[EXERCISE] From the listing that follows, reproduce only the lines from the one holding "Generate a LaTeX" through the one holding "(titlelow) at (330,698)", both included, with no pictures.
— Start TASK INPUT —
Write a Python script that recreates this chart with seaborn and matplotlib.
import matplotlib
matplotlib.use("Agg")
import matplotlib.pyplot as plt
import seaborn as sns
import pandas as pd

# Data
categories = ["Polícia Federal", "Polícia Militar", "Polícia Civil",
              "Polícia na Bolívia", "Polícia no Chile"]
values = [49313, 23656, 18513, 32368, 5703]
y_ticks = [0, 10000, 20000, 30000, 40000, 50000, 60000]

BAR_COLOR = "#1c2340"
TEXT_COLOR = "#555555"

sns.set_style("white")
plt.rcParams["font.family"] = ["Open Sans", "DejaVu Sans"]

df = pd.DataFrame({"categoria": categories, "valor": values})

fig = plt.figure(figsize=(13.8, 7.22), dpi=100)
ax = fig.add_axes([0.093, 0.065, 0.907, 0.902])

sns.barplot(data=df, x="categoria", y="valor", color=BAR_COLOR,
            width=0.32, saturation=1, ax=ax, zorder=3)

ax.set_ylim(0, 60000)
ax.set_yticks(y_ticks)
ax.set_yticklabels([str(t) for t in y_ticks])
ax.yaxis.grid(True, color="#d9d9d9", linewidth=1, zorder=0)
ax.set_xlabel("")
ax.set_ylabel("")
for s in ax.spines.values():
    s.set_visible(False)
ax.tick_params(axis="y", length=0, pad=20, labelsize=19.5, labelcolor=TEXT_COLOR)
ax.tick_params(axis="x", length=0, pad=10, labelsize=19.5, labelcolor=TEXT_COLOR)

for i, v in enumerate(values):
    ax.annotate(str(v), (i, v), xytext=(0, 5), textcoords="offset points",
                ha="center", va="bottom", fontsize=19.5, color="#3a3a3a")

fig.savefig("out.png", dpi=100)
— End TASK INPUT —
— Start TASK INPUT —
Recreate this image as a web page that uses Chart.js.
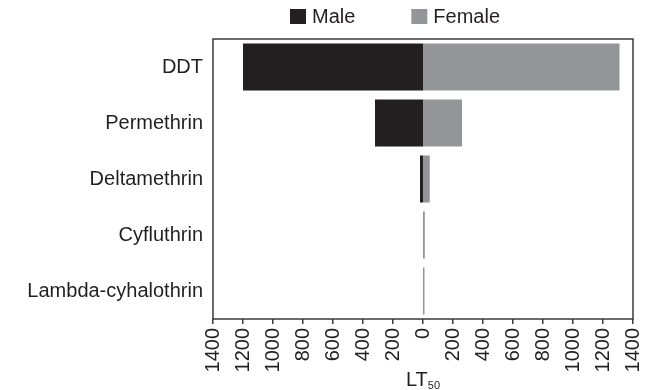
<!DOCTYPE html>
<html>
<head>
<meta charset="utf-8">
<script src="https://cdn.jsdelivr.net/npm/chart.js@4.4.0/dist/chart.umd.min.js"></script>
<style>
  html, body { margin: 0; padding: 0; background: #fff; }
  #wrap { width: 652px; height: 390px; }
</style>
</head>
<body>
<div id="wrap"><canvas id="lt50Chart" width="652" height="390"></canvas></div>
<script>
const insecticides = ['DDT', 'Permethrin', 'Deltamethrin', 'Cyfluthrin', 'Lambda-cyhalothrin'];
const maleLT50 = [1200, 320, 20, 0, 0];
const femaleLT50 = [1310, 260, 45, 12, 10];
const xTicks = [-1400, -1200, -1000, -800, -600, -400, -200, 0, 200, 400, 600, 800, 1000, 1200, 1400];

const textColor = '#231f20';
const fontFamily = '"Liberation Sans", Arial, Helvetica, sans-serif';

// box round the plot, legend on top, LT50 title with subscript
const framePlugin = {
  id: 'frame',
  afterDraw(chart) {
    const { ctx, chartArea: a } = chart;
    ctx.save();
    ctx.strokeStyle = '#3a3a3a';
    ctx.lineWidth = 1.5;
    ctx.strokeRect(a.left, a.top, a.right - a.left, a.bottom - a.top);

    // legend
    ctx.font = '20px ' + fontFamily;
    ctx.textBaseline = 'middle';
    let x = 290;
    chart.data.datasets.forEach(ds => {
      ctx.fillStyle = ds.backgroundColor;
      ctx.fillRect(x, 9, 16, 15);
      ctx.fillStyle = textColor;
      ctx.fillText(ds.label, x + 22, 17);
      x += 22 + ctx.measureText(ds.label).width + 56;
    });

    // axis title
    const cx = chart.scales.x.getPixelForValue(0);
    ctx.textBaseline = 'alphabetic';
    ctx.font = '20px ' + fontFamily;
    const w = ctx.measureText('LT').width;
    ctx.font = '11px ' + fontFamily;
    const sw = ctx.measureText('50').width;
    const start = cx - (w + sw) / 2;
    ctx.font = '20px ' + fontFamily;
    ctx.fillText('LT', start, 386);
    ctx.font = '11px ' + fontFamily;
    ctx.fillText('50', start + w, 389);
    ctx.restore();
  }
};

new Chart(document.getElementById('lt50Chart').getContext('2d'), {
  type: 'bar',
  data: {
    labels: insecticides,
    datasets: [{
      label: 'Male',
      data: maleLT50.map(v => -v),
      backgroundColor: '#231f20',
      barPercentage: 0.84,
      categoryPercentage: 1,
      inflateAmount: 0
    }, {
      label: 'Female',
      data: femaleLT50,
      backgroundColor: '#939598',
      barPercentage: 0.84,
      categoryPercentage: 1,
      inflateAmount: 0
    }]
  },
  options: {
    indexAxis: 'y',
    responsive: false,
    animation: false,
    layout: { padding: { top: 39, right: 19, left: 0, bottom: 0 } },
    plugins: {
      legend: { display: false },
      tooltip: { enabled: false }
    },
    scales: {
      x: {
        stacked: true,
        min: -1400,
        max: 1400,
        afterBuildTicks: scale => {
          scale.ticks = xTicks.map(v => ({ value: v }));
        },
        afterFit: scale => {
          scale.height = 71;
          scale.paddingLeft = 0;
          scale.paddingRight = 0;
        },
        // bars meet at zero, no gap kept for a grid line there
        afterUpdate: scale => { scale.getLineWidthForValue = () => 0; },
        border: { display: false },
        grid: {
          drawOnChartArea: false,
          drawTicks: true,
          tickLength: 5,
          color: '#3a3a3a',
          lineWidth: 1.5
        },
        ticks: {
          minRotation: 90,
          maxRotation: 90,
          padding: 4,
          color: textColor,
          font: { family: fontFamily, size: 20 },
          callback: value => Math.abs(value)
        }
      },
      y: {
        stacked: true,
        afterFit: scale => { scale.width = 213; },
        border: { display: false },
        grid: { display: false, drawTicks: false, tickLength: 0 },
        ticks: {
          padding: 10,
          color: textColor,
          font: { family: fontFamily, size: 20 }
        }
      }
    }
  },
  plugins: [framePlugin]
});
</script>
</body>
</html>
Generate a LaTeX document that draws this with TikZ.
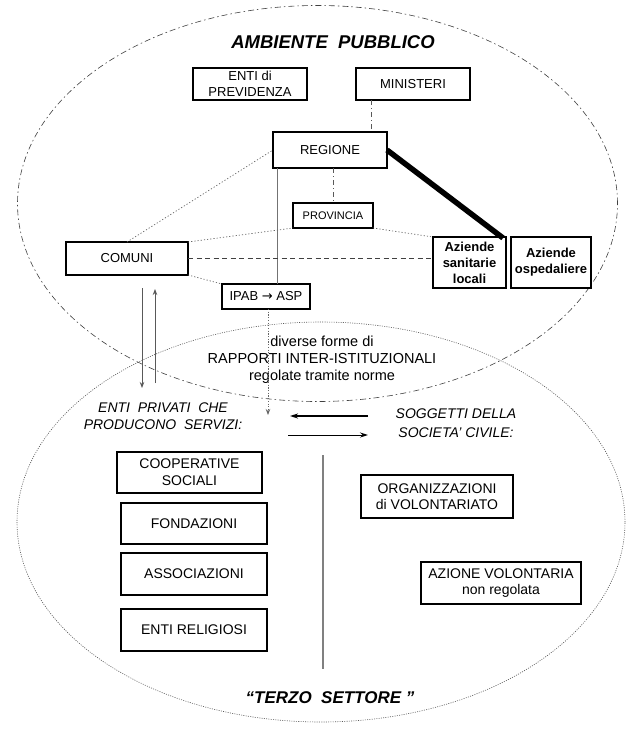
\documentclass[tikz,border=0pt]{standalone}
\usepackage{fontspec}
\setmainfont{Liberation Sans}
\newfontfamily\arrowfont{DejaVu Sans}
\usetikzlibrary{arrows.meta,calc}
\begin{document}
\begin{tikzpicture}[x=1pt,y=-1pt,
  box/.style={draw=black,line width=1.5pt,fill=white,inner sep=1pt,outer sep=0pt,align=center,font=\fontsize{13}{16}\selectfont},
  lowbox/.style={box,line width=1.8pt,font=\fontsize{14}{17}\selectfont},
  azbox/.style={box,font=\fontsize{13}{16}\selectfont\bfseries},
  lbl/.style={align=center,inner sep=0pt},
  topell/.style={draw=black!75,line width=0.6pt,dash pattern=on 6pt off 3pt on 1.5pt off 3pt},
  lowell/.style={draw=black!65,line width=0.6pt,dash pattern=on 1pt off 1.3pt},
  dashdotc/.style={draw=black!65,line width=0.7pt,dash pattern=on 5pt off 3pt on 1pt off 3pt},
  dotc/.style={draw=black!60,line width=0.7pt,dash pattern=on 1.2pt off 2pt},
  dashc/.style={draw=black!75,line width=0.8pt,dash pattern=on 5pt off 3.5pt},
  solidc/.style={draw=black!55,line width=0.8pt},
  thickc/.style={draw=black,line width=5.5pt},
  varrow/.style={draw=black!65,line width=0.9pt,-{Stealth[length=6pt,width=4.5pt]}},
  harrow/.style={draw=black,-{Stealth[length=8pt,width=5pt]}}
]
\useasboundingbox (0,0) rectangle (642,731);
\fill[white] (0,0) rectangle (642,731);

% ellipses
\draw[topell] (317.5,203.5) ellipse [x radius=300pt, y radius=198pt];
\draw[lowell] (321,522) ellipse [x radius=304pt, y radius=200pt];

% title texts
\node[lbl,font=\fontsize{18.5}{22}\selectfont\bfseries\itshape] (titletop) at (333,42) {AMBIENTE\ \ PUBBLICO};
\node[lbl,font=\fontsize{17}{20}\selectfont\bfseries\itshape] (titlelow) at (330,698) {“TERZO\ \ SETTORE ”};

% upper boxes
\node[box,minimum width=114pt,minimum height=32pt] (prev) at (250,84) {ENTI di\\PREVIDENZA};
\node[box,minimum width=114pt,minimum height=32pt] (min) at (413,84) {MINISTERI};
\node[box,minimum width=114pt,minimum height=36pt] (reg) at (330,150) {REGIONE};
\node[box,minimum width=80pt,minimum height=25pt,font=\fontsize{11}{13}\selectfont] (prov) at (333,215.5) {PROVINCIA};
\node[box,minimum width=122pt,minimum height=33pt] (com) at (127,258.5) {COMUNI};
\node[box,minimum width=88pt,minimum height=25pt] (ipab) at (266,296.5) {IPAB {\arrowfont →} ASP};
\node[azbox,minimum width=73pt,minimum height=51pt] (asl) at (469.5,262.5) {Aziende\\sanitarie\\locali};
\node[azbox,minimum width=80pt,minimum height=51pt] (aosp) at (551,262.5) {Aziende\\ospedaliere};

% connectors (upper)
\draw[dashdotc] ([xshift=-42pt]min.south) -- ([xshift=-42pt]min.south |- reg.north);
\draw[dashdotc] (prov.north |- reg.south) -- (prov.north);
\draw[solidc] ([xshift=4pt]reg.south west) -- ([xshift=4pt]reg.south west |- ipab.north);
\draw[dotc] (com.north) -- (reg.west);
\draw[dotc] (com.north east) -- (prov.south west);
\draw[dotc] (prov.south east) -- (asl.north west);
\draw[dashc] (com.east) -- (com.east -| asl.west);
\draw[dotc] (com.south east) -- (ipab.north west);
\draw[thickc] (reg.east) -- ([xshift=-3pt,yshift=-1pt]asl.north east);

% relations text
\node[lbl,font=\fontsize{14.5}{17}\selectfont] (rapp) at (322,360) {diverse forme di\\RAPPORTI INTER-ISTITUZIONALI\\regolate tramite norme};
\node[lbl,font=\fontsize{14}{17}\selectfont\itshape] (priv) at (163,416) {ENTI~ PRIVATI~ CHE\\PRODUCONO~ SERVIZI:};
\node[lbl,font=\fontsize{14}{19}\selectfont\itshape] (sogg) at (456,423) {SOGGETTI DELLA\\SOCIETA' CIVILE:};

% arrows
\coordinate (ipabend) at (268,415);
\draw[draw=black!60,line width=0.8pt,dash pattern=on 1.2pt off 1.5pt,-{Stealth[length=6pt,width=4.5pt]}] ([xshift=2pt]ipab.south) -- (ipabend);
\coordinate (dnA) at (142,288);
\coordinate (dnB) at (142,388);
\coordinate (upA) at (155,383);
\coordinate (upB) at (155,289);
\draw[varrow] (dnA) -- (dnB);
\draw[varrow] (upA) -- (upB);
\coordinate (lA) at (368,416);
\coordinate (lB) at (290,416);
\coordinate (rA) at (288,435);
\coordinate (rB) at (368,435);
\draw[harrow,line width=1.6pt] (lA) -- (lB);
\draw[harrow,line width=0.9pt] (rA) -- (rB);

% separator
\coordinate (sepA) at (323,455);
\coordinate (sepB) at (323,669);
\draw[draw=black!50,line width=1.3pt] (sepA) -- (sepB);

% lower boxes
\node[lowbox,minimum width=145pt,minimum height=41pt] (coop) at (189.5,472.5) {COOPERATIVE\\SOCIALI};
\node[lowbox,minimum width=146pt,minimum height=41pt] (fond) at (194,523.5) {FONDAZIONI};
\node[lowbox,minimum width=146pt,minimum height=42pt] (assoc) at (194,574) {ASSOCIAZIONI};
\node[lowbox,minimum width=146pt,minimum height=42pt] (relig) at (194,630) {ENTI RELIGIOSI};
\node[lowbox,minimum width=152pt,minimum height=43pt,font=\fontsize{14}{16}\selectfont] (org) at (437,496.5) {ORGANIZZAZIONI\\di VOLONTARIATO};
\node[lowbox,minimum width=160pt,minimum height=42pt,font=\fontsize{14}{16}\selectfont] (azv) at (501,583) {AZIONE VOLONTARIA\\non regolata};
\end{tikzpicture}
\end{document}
— End TASK INPUT —
— Start TASK INPUT —
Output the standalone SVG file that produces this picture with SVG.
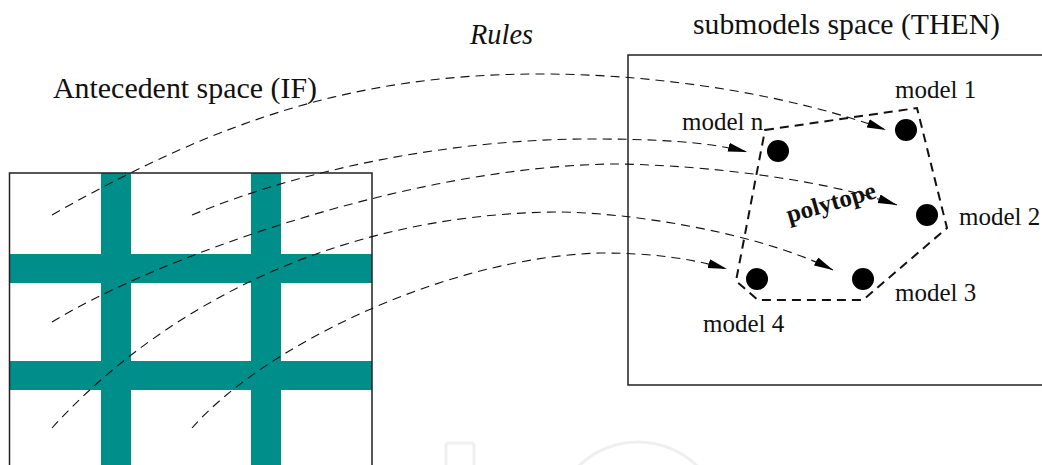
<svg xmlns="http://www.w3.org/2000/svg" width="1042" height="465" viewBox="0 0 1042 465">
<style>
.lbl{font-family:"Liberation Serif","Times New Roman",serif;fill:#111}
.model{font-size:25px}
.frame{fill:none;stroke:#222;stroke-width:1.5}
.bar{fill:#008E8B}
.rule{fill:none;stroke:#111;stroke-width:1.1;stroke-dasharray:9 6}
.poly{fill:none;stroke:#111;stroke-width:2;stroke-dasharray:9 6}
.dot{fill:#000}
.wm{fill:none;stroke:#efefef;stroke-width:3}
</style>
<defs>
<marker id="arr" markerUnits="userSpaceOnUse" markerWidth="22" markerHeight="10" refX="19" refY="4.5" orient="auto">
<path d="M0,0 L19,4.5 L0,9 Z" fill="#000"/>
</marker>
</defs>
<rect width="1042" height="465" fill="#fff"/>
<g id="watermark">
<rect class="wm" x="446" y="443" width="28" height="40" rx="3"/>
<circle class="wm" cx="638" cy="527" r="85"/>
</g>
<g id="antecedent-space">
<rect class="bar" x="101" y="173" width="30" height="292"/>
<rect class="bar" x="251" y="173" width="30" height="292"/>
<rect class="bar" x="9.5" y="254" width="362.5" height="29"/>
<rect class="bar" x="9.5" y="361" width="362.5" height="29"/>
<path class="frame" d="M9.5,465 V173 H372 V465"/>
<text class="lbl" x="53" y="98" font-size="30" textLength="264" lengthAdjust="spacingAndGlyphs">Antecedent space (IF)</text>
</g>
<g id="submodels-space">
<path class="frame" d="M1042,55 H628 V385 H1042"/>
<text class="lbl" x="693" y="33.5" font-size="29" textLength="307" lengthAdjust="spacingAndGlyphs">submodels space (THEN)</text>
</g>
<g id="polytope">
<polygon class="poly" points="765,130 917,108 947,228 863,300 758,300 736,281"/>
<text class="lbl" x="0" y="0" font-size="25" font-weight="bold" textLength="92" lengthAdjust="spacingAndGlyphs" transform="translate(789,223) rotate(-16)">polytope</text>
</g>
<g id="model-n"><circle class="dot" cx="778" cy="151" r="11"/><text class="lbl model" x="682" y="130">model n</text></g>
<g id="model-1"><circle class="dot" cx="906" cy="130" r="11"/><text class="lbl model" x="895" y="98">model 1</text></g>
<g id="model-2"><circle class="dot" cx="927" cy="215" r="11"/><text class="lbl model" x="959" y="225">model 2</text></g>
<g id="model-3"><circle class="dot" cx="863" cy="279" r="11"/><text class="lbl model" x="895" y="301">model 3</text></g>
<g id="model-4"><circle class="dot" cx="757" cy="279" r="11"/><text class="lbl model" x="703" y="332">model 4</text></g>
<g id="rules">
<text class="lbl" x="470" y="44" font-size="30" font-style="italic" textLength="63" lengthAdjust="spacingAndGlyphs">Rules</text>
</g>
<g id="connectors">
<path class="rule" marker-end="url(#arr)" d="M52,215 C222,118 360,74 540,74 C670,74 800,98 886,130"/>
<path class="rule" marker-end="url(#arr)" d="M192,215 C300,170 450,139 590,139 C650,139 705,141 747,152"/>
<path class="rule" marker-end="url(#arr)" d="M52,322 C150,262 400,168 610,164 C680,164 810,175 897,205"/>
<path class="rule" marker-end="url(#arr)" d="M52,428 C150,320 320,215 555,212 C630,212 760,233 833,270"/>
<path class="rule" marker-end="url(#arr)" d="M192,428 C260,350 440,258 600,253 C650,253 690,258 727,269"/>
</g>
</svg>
— End TASK INPUT —
[EXERCISE SOLUTION]
Generate a LaTeX document that draws this with TikZ.
\documentclass[tikz,border=0pt]{standalone}
\usepackage{fontspec}
\setmainfont{Liberation Sans}
\newfontfamily\arrowfont{DejaVu Sans}
\usetikzlibrary{arrows.meta,calc}
\begin{document}
\begin{tikzpicture}[x=1pt,y=-1pt,
  box/.style={draw=black,line width=1.5pt,fill=white,inner sep=1pt,outer sep=0pt,align=center,font=\fontsize{13}{16}\selectfont},
  lowbox/.style={box,line width=1.8pt,font=\fontsize{14}{17}\selectfont},
  azbox/.style={box,font=\fontsize{13}{16}\selectfont\bfseries},
  lbl/.style={align=center,inner sep=0pt},
  topell/.style={draw=black!75,line width=0.6pt,dash pattern=on 6pt off 3pt on 1.5pt off 3pt},
  lowell/.style={draw=black!65,line width=0.6pt,dash pattern=on 1pt off 1.3pt},
  dashdotc/.style={draw=black!65,line width=0.7pt,dash pattern=on 5pt off 3pt on 1pt off 3pt},
  dotc/.style={draw=black!60,line width=0.7pt,dash pattern=on 1.2pt off 2pt},
  dashc/.style={draw=black!75,line width=0.8pt,dash pattern=on 5pt off 3.5pt},
  solidc/.style={draw=black!55,line width=0.8pt},
  thickc/.style={draw=black,line width=5.5pt},
  varrow/.style={draw=black!65,line width=0.9pt,-{Stealth[length=6pt,width=4.5pt]}},
  harrow/.style={draw=black,-{Stealth[length=8pt,width=5pt]}}
]
\useasboundingbox (0,0) rectangle (642,731);
\fill[white] (0,0) rectangle (642,731);

% ellipses
\draw[topell] (317.5,203.5) ellipse [x radius=300pt, y radius=198pt];
\draw[lowell] (321,522) ellipse [x radius=304pt, y radius=200pt];

% title texts
\node[lbl,font=\fontsize{18.5}{22}\selectfont\bfseries\itshape] (titletop) at (333,42) {AMBIENTE\ \ PUBBLICO};
\node[lbl,font=\fontsize{17}{20}\selectfont\bfseries\itshape] (titlelow) at (330,698) {“TERZO\ \ SETTORE ”};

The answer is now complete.